Aim —
Images should be left out, and everything else in the listing reproduced exactly.

__________________________________________________

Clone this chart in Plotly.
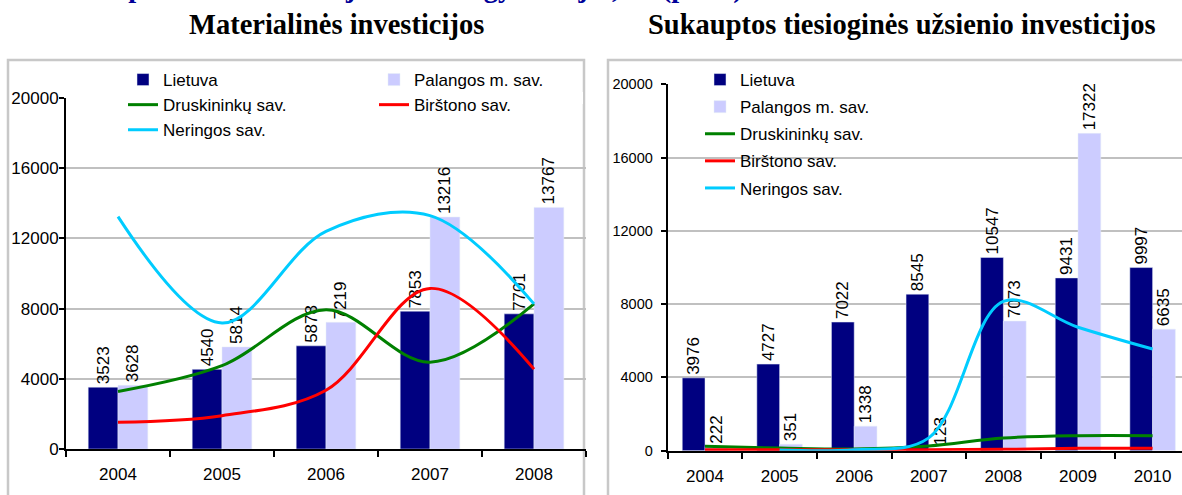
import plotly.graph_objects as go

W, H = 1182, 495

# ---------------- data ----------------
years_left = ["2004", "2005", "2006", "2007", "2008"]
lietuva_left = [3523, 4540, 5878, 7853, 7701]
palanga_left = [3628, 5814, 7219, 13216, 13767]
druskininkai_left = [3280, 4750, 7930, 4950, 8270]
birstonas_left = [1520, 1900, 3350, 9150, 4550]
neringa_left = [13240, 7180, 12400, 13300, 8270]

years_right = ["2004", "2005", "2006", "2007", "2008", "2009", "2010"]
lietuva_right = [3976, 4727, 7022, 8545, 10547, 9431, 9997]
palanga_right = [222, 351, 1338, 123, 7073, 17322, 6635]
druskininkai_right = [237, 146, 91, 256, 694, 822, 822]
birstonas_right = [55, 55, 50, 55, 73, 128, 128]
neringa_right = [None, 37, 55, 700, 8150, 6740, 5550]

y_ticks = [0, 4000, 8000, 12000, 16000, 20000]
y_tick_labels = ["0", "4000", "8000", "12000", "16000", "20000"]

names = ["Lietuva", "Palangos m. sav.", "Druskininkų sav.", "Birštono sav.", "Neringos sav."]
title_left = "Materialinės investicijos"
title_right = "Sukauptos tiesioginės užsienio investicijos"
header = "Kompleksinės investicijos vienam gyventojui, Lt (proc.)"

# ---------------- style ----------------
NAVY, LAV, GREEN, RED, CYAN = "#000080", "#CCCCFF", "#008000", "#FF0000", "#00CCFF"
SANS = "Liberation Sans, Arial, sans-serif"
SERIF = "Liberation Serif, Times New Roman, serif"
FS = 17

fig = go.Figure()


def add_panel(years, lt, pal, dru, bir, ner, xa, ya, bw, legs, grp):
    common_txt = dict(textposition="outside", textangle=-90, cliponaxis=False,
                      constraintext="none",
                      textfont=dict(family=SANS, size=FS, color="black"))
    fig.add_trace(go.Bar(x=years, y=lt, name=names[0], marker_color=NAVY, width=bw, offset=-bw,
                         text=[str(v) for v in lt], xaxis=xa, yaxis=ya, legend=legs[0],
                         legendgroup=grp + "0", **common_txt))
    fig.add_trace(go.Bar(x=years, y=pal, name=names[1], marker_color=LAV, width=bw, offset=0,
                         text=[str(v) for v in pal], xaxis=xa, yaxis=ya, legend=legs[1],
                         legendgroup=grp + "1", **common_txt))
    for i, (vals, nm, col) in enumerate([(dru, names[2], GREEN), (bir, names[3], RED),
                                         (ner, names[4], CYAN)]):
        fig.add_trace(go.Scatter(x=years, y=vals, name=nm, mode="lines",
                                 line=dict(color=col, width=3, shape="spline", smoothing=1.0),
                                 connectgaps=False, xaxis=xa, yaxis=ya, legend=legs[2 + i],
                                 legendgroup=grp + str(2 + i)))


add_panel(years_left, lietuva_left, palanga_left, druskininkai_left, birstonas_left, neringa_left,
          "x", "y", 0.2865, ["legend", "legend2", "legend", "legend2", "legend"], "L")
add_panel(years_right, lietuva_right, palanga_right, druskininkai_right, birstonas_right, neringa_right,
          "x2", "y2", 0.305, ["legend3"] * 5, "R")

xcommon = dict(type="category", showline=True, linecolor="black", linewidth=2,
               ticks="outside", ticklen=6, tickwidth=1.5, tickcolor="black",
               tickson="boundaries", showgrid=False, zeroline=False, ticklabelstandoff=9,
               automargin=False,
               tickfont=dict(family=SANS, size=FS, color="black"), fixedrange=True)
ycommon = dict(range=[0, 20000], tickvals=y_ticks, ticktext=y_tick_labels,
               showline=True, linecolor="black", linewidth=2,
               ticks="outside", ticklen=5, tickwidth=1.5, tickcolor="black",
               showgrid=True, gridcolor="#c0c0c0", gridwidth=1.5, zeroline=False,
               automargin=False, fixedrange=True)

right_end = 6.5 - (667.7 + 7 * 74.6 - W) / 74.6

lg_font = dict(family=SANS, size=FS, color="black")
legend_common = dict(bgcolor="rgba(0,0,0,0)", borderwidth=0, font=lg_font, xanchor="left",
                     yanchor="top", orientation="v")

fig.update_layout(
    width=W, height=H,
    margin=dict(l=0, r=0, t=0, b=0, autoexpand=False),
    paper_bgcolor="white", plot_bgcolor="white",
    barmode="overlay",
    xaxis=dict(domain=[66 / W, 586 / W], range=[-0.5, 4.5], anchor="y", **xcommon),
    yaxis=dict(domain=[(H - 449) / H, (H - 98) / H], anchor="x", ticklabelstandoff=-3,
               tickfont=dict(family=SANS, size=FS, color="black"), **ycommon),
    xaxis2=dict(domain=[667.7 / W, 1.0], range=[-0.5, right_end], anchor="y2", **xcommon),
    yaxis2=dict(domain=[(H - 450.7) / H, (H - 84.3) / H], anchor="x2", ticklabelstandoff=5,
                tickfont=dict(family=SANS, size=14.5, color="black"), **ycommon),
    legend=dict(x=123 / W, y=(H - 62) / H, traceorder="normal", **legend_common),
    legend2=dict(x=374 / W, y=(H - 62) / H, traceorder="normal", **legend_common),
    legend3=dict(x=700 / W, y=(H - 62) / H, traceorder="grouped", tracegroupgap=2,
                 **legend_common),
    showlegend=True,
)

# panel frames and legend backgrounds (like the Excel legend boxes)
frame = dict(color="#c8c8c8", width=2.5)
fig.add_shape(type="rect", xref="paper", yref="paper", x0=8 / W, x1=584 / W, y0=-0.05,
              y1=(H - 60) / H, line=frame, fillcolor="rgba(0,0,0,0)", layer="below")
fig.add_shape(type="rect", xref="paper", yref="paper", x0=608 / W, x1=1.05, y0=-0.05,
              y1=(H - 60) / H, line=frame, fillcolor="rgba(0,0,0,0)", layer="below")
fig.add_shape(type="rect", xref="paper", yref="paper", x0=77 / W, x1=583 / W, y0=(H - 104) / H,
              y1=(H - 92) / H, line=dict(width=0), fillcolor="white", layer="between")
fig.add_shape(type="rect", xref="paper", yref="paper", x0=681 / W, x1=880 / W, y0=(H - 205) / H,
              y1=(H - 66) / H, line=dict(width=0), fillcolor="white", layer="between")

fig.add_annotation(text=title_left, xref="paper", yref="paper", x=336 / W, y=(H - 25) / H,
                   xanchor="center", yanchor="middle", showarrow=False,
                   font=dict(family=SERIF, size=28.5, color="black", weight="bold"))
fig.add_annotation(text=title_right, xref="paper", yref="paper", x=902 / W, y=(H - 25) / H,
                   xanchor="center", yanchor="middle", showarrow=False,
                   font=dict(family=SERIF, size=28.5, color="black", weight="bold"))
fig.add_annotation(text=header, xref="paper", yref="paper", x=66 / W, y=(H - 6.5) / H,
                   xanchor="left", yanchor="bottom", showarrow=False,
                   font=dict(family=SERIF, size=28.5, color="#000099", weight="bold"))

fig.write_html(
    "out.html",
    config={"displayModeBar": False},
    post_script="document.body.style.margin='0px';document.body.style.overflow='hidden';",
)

__________________________________________________

Problem solution —
Clone this chart in Plotly.
import plotly.graph_objects as go

W, H = 1182, 495

# ---------------- data ----------------
years_left = ["2004", "2005", "2006", "2007", "2008"]
lietuva_left = [3523, 4540, 5878, 7853, 7701]
palanga_left = [3628, 5814, 7219, 13216, 13767]
druskininkai_left = [3280, 4750, 7930, 4950, 8270]
birstonas_left = [1520, 1900, 3350, 9150, 4550]
neringa_left = [13240, 7180, 12400, 13300, 8270]

years_right = ["2004", "2005", "2006", "2007", "2008", "2009", "2010"]
lietuva_right = [3976, 4727, 7022, 8545, 10547, 9431, 9997]
palanga_right = [222, 351, 1338, 123, 7073, 17322, 6635]
druskininkai_right = [237, 146, 91, 256, 694, 822, 822]
birstonas_right = [55, 55, 50, 55, 73, 128, 128]
neringa_right = [None, 37, 55, 700, 8150, 6740, 5550]

y_ticks = [0, 4000, 8000, 12000, 16000, 20000]
y_tick_labels = ["0", "4000", "8000", "12000", "16000", "20000"]

names = ["Lietuva", "Palangos m. sav.", "Druskininkų sav.", "Birštono sav.", "Neringos sav."]
title_left = "Materialinės investicijos"
title_right = "Sukauptos tiesioginės užsienio investicijos"
header = "Kompleksinės investicijos vienam gyventojui, Lt (proc.)"

# ---------------- style ----------------
NAVY, LAV, GREEN, RED, CYAN = "#000080", "#CCCCFF", "#008000", "#FF0000", "#00CCFF"
SANS = "Liberation Sans, Arial, sans-serif"
SERIF = "Liberation Serif, Times New Roman, serif"
FS = 17

fig = go.Figure()


def add_panel(years, lt, pal, dru, bir, ner, xa, ya, bw, legs, grp):
    common_txt = dict(textposition="outside", textangle=-90, cliponaxis=False,
                      constraintext="none",
                      textfont=dict(family=SANS, size=FS, color="black"))
    fig.add_trace(go.Bar(x=years, y=lt, name=names[0], marker_color=NAVY, width=bw, offset=-bw,
                         text=[str(v) for v in lt], xaxis=xa, yaxis=ya, legend=legs[0],
                         legendgroup=grp + "0", **common_txt))
    fig.add_trace(go.Bar(x=years, y=pal, name=names[1], marker_color=LAV, width=bw, offset=0,
                         text=[str(v) for v in pal], xaxis=xa, yaxis=ya, legend=legs[1],
                         legendgroup=grp + "1", **common_txt))
    for i, (vals, nm, col) in enumerate([(dru, names[2], GREEN), (bir, names[3], RED),
                                         (ner, names[4], CYAN)]):
        fig.add_trace(go.Scatter(x=years, y=vals, name=nm, mode="lines",
                                 line=dict(color=col, width=3, shape="spline", smoothing=1.0),
                                 connectgaps=False, xaxis=xa, yaxis=ya, legend=legs[2 + i],
                                 legendgroup=grp + str(2 + i)))


add_panel(years_left, lietuva_left, palanga_left, druskininkai_left, birstonas_left, neringa_left,
          "x", "y", 0.2865, ["legend", "legend2", "legend", "legend2", "legend"], "L")
add_panel(years_right, lietuva_right, palanga_right, druskininkai_right, birstonas_right, neringa_right,
          "x2", "y2", 0.305, ["legend3"] * 5, "R")

xcommon = dict(type="category", showline=True, linecolor="black", linewidth=2,
               ticks="outside", ticklen=6, tickwidth=1.5, tickcolor="black",
               tickson="boundaries", showgrid=False, zeroline=False, ticklabelstandoff=9,
               automargin=False,
               tickfont=dict(family=SANS, size=FS, color="black"), fixedrange=True)
ycommon = dict(range=[0, 20000], tickvals=y_ticks, ticktext=y_tick_labels,
               showline=True, linecolor="black", linewidth=2,
               ticks="outside", ticklen=5, tickwidth=1.5, tickcolor="black",
               showgrid=True, gridcolor="#c0c0c0", gridwidth=1.5, zeroline=False,
               automargin=False, fixedrange=True)

right_end = 6.5 - (667.7 + 7 * 74.6 - W) / 74.6

lg_font = dict(family=SANS, size=FS, color="black")
legend_common = dict(bgcolor="rgba(0,0,0,0)", borderwidth=0, font=lg_font, xanchor="left",
                     yanchor="top", orientation="v")

fig.update_layout(
    width=W, height=H,
    margin=dict(l=0, r=0, t=0, b=0, autoexpand=False),
    paper_bgcolor="white", plot_bgcolor="white",
    barmode="overlay",
    xaxis=dict(domain=[66 / W, 586 / W], range=[-0.5, 4.5], anchor="y", **xcommon),
    yaxis=dict(domain=[(H - 449) / H, (H - 98) / H], anchor="x", ticklabelstandoff=-3,
               tickfont=dict(family=SANS, size=FS, color="black"), **ycommon),
    xaxis2=dict(domain=[667.7 / W, 1.0], range=[-0.5, right_end], anchor="y2", **xcommon),
    yaxis2=dict(domain=[(H - 450.7) / H, (H - 84.3) / H], anchor="x2", ticklabelstandoff=5,
                tickfont=dict(family=SANS, size=14.5, color="black"), **ycommon),
    legend=dict(x=123 / W, y=(H - 62) / H, traceorder="normal", **legend_common),
    legend2=dict(x=374 / W, y=(H - 62) / H, traceorder="normal", **legend_common),
    legend3=dict(x=700 / W, y=(H - 62) / H, traceorder="grouped", tracegroupgap=2,
                 **legend_common),
    showlegend=True,
)

# panel frames and legend backgrounds (like the Excel legend boxes)
frame = dict(color="#c8c8c8", width=2.5)
fig.add_shape(type="rect", xref="paper", yref="paper", x0=8 / W, x1=584 / W, y0=-0.05,
              y1=(H - 60) / H, line=frame, fillcolor="rgba(0,0,0,0)", layer="below")
fig.add_shape(type="rect", xref="paper", yref="paper", x0=608 / W, x1=1.05, y0=-0.05,
              y1=(H - 60) / H, line=frame, fillcolor="rgba(0,0,0,0)", layer="below")
fig.add_shape(type="rect", xref="paper", yref="paper", x0=77 / W, x1=583 / W, y0=(H - 104) / H,
              y1=(H - 92) / H, line=dict(width=0), fillcolor="white", layer="between")
fig.add_shape(type="rect", xref="paper", yref="paper", x0=681 / W, x1=880 / W, y0=(H - 205) / H,
              y1=(H - 66) / H, line=dict(width=0), fillcolor="white", layer="between")

fig.add_annotation(text=title_left, xref="paper", yref="paper", x=336 / W, y=(H - 25) / H,
                   xanchor="center", yanchor="middle", showarrow=False,
                   font=dict(family=SERIF, size=28.5, color="black", weight="bold"))
fig.add_annotation(text=title_right, xref="paper", yref="paper", x=902 / W, y=(H - 25) / H,
                   xanchor="center", yanchor="middle", showarrow=False,
                   font=dict(family=SERIF, size=28.5, color="black", weight="bold"))
fig.add_annotation(text=header, xref="paper", yref="paper", x=66 / W, y=(H - 6.5) / H,
                   xanchor="left", yanchor="bottom", showarrow=False,
                   font=dict(family=SERIF, size=28.5, color="#000099", weight="bold"))

fig.write_html(
    "out.html",
    config={"displayModeBar": False},
    post_script="document.body.style.margin='0px';document.body.style.overflow='hidden';",
)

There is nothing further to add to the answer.